Fresco’s current Papua New Guinea selection

Three of the four 69% cacao bars, numbered 219, 220 and 221, vary in roast only, from light to dark, respectively, each with a medium conche.  The fourth bar, 222, is the naked version: light roast and no conche.  All express Papua New Guinea cacao, which transports me not to that exotic locale but to one just as distant, my childhood candy store.

Appearance: Each bar is comprised of ten 4.5 gram squares with small ridges.  Bars differed in depth of color but shared a beautiful deep red tinge, particularly at the snapped edges.  Roasting seems to deepen the tone of brown expressed in the bars, from warm brown to espresso.  The light roast bar was brighter than the rest.  All were well presented, with nothing more than a few small bubbles.  219 was cracked, but I suppose I’ll take the fall for that.

Smell: Scents were pretty faint with these bars; in fact, I got about as much odor from the paper as the bars.  Still, a faint but rich cocoa smell presented itself, particularly with bar 220.  Bar 222, the light roast bar with no conche, was the exception, which, with its minimal processing, radiated fruity candy smells.

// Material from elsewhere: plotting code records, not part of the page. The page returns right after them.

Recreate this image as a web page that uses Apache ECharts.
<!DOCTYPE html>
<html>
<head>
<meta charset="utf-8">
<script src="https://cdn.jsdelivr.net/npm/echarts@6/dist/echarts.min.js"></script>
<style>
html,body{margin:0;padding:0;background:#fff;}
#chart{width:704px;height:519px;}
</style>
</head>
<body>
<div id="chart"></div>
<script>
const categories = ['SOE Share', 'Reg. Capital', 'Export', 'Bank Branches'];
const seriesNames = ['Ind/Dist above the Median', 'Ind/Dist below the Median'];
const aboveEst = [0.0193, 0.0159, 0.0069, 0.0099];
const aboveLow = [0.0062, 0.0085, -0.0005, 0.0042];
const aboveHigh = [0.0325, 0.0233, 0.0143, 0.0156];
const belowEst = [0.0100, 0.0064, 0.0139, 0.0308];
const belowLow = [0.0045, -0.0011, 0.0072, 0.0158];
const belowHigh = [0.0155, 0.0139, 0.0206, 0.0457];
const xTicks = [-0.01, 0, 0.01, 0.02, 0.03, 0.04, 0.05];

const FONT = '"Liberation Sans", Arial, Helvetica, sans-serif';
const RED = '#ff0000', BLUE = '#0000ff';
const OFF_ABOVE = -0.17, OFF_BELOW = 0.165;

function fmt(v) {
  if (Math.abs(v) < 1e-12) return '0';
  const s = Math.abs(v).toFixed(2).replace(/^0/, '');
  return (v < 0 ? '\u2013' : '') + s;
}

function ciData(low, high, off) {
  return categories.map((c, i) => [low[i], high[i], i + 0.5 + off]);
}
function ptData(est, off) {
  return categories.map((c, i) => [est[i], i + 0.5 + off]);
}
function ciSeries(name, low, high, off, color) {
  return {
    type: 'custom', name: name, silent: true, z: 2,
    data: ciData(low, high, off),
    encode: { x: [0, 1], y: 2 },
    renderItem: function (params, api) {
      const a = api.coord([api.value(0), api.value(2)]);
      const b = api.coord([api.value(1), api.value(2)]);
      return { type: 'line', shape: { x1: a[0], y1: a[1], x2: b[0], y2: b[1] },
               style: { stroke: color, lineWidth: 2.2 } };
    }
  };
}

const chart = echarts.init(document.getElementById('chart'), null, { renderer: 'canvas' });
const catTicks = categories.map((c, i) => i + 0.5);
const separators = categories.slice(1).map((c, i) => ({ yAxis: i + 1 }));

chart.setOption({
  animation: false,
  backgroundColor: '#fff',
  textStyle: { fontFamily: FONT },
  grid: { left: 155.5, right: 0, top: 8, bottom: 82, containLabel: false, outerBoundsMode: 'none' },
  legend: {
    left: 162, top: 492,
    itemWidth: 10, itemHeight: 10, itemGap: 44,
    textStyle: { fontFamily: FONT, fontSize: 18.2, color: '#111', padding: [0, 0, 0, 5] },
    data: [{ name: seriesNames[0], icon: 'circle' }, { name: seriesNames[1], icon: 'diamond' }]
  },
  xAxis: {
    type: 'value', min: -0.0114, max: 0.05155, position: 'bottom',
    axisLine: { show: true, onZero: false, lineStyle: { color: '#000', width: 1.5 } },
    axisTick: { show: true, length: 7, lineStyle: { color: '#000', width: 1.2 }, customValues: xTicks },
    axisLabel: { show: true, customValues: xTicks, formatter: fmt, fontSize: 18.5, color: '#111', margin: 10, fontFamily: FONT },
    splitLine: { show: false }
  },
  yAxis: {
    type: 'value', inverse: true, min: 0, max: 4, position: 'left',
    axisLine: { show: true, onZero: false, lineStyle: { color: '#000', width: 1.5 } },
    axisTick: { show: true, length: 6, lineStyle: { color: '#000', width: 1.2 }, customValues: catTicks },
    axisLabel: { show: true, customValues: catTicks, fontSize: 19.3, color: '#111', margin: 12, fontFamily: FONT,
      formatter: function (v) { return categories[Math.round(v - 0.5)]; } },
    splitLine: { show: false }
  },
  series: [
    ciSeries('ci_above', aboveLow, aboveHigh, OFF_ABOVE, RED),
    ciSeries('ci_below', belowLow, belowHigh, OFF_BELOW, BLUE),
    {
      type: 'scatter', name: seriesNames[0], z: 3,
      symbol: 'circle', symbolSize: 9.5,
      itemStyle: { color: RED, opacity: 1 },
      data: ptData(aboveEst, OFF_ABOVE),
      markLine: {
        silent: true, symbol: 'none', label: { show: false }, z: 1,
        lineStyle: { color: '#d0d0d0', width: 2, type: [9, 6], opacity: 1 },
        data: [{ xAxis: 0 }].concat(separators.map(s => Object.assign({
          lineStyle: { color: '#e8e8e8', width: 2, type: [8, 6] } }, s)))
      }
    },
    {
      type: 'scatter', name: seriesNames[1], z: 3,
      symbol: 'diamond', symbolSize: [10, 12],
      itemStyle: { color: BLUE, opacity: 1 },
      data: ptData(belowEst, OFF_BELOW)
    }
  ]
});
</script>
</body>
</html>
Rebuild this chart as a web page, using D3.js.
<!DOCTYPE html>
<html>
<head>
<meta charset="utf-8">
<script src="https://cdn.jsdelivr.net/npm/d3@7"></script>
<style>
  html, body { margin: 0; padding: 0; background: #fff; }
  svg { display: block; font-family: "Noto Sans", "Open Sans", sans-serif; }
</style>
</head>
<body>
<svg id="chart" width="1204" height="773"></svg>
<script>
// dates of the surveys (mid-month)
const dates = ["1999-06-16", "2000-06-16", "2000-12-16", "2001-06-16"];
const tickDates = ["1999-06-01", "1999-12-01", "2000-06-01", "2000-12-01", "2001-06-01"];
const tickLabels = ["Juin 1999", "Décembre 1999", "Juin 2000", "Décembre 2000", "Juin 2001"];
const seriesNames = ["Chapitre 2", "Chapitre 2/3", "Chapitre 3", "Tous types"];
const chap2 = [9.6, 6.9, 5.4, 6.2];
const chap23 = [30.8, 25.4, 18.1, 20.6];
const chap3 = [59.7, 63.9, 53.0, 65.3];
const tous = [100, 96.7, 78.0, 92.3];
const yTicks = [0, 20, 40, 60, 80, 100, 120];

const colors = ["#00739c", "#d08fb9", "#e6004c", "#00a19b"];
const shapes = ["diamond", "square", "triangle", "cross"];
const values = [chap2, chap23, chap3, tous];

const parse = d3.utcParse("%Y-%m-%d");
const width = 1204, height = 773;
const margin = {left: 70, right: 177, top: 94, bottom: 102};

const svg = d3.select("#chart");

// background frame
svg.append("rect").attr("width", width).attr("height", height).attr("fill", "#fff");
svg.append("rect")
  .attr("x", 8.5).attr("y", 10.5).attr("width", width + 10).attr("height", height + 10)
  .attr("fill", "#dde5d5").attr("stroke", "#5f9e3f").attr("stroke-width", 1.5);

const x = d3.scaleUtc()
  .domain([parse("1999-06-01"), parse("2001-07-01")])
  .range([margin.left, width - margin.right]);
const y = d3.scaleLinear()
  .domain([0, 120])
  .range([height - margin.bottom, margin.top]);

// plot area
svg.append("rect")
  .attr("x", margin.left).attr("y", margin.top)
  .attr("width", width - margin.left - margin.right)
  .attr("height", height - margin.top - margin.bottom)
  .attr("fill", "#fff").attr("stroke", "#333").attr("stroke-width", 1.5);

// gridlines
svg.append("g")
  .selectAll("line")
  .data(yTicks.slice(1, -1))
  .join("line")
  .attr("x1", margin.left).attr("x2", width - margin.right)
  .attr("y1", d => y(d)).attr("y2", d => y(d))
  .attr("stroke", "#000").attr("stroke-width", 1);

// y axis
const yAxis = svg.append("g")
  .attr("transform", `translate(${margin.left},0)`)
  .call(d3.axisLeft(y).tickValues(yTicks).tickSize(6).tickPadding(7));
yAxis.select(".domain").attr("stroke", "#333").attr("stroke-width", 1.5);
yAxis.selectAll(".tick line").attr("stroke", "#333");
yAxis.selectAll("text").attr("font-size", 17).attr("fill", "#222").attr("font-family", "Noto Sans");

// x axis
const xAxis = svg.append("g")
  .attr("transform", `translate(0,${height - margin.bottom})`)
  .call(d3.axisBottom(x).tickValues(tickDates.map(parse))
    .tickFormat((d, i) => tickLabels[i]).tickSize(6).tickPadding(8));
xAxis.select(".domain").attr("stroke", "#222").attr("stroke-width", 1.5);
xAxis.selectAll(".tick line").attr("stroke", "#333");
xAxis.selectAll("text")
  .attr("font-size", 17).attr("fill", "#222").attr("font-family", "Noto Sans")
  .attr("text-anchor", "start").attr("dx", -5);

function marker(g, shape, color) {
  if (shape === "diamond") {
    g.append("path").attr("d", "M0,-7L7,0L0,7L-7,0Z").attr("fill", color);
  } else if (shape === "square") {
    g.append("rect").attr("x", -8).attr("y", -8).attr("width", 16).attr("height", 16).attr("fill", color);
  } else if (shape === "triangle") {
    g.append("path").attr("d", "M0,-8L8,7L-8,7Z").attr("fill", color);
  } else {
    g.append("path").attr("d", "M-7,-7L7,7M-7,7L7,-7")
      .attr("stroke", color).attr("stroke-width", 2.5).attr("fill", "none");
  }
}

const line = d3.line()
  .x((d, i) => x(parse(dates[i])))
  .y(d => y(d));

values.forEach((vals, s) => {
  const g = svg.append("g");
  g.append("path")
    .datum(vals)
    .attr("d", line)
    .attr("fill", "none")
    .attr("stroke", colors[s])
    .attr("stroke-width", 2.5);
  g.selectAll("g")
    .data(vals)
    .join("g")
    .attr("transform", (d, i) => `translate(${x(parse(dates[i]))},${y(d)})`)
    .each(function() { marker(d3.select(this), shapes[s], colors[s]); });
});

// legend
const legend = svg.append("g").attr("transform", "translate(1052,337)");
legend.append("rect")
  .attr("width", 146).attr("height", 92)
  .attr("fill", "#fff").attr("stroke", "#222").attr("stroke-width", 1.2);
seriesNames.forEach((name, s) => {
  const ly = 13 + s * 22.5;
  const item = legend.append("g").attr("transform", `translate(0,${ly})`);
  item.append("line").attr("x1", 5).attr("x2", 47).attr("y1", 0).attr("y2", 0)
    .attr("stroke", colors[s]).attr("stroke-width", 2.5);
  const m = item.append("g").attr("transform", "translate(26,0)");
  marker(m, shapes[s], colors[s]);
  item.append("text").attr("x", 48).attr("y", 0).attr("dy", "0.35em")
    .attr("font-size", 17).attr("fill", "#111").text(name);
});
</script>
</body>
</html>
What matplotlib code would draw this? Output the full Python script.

Clockwise from top left: 219, 220, 221, 222

Snap:  These well-tempered bars snapped firmly with clean break lines that revealed those lovely reddish tones.

Taste: Papua New Guinea’s theme is truly a candy shop tour of brightly tangy fruit flavors dunked in chocolate.  219’s light roast first revealed warm notes of maybe leather, followed by vibrant berry flavors with supporting earthy cocoa notes.  It reminded me a bit of drinking bitter hot cocoa through a Twizzler. 220’s medium roast mellowed the cacao’s flavors to those of strawberries and pineapple dunked in a hot fudge fountain, while 221’s dark roast pulled me momentarily out of childhood to sip chicory coffee and pinch tobacco before bright blackberries and strawberries burst through, backed again by a deep cocoa flavor.  222’s light roast without conching is definitely the wildest child of the bunch: do they make chocolate-covered cherry Starbursts? Astringency is part of the package here, too, further dialing up the volume on this SweeTart chocolatey experience.

A tart, tempting treat

Texture: All bars hit my tongue with a slightly grainy feel but warmed into a satisfying thick, chewy texture, adding to the intensity of the experience.

These high-volume chocolates, all dense with cocoa-drenched sweet, tangy flavors, astringency and a firm texture, create an intense, fun ride. Goes to show, with a little science and a lot of skill on Rob Anderson’s side, this candy man can.